The Face Of Venezuela’s Opposition

The candidates for the primary elections

Michael Moynihan thinks the arrest of Venezuelan opposition leader Leopoldo Lopez exposes the country’s government as a faux democracy:

If you doubted that Maduro was presiding over a rotting Potemkin democracy—kangaroo courts packed with loyalists, a neutered media, violent street gangs beholden to the government—witness his Mussolini-on-the-piazza performance yesterday, when he announced Lopez’s arrest in front of a crowd of regime loyalists. Maduro told the assembled that President of the National Assembly (and the one of the country’s most powerful and recognizable chavistas) Diosdado Cabello had personally driven Lopez to jail, in a bizarre, professional wrestling-type victory lap for the regime: “At this moment, Diosdado Cabello is driving his car and taking Leopoldo López to a jail outside Caracas,” Maduro announced, assuring his supporters of “the surrender of the political chief of the Venezuelan fascist right wing, already in the hands of justice.”
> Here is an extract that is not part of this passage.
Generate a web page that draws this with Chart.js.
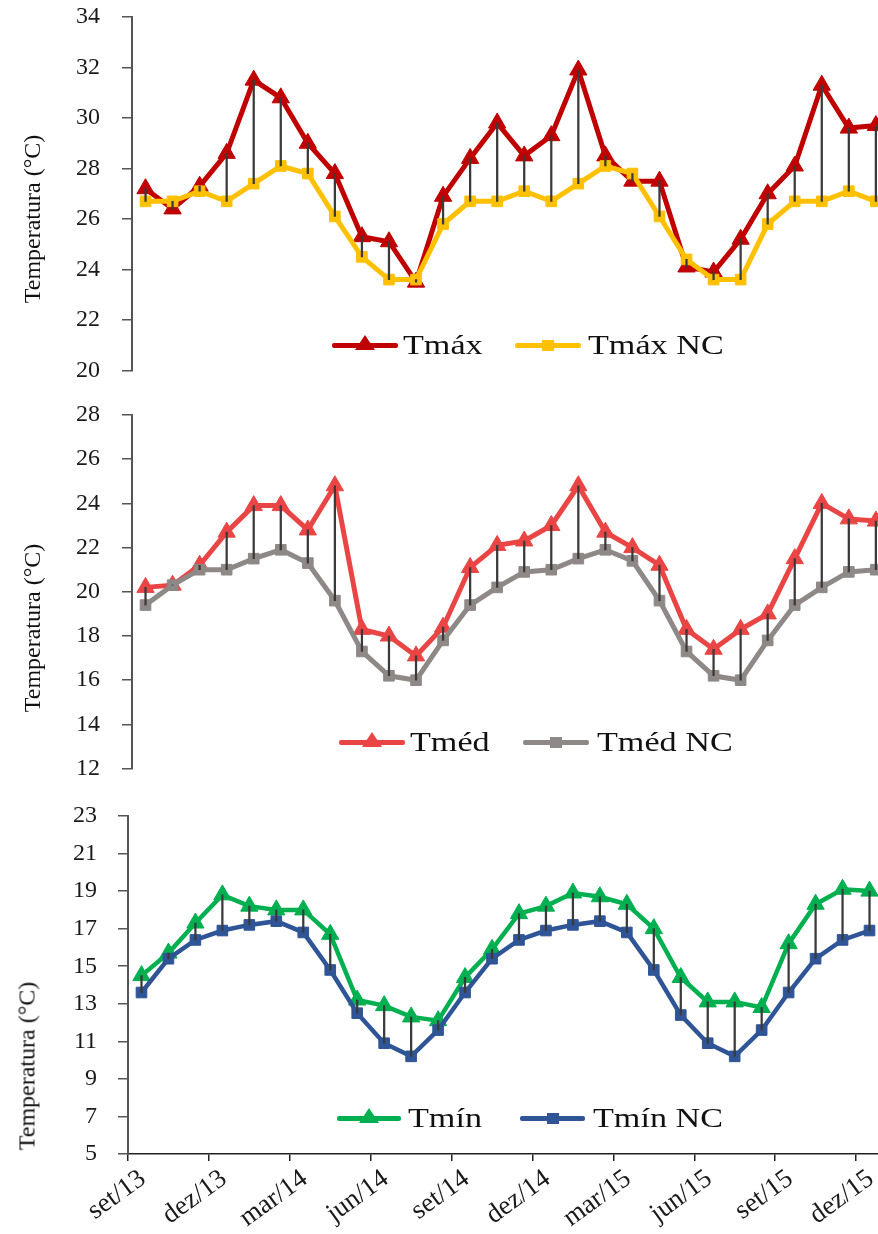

The Daily Beast translated the speech Lopez gave just before being arrested. It begins:

Today, I show my face before an unjust justice system, before a corrupt judiciary and before a justice system that does not pass judgments in accordance with the constitution and the laws.

But today, I also offer you, Venezuelans, our deepest commitment that, if my imprisonment helps awaken our people, if it is good enough to finally make Venezuela wake up so that the majority of those of us who want change are able to effect that change peacefully and democratically, then this infamous imprisonment that Nicolás Maduro wants, so openly and so cowardly, then for me it will have been worth it. This is the biggest example of how there is no separation of powers in Venezuela. How many times did Maduro say he wanted me in jail? How many times did he say he was giving instructions for our arrests? What is a president doing giving instructions to a district attorney, or to a court? Those actions are the best examples of how there is no justice in Venezuela.

Uri Friedman translates the tweet above from Lopez, which was written on the day he was arrested:

I’m disconnecting. Thank you Venezuela. The change is in each one of us. We will not give up. I will not do it!